Portrait of "Miss Lydia Irons"
Philadelphia, Pennsylvania
1769
Maker
James Claypoole, Jr. (c. 1743-1822)
Measurements
29 3/4 in x 24 3/4 in
Materials
Oil on canvas
Credit Line
Gift of H. Rodney Sharp
Accession Number
1958.3302
Inscription
“Miss Lydia Irons / Ætatis Suae [“at the age of”] 17 / JC [superim-posed] Pinxt. [“painted”] 1769” painted on back of canvas, now covered by relining and known by a pre-restoration photograph attached to the back of the painting.
Condition Notes
The painting was restored in 1958, which included relining and a new stretcher.
Provenance
Ex colls.

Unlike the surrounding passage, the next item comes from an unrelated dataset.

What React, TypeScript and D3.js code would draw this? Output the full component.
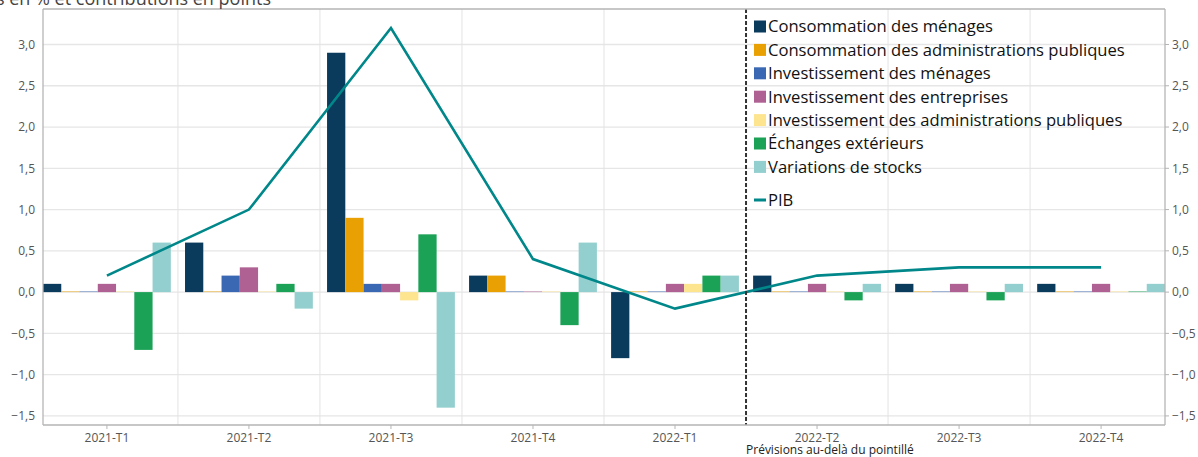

Mrs. Joshua (Stella P.) Clayton, H. Rodney Sharp.
Comments
At age 17, Lydia Irons (1752–1798) had her portrait painted, signed, and dated by James Claypoole Jr. of Philadelphia. She is shown in a fashionable silk dress with lace cuffs and trim and a pink rose sprig attached to her stomacher. She wears a pearl choker, large earrings, and pearl strands and flowers woven into her hair. She holds a book carefully positioned to show its spine: Sermons to Young Women, written in 1766 by the Rev. James Fordyce, a Scotch Presbyterian cleric. The book instructed young women to be dutiful, submissive, modest (in all respects), supportive of their husbands, and so forth. The book signaled what kind of wife Lydia would make. The rose embellished that profile. Lydia became Mrs. Eleazer McComb about five years later. Both she and her husband succumbed to yellow fever in 1798, leaving three children. See also the portrait of Eleazer McComb (acc. no. 1958.3222).
Bibliography
Portraits in Delaware: 1700–1850 (Wilmington, Del.: National Society of the Colonial Dames of America in the State of Delaware, 1951), 59.